Reacting to the interview, President of Islamic Religious Authority in Austria (IGGO) Ibrahim Olgun told Anadolu Agency: "Headscarf is our red line."
"For this reason, we will never allow such an attempt. We will do all we can to prevent the headscarf ban to commence, and we will take the issue to the constitutional court if necessary," he added.
Olgun said that the community will meet the minister to speak on the issue and clearly express its reservations.
"We think that behind the desire to ban the headscarf lies anti-Islamism," Olgun added.
Islamic Federation of Vienna (IFW) General Secretary Harun Erciyas said: "Claiming that teachers with headscarves are contrary to the principle of impartiality actually means insulting their [the teachers'] education and labor. We certainly do not approve of this.
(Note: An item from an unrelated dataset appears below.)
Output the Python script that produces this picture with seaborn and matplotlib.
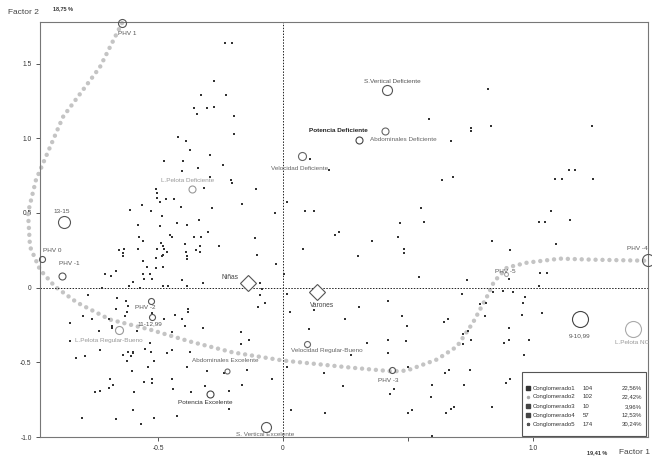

"The Islamic Community, an official institution of the country, describes the headscarf as part of Islam. For this reason, if you remove the people with headscarves from the government, you also remove all the members of this religion from the public and, naturally, it will be discriminating."
Fatih Karakoca, Austria president of the Union of European Turkish Democrats (UETD), said the minister's remarks were "unfortunate."
He went on to say that while there are many problems to be resolved in Austria, the extreme right coalition is bent on creating division and tension in the society.
"Those who want to hide behind secularism and bring a ban on teachers with headscarves today will spread this to all areas, including students, causing unrest in society tomorrow," Karakoca said.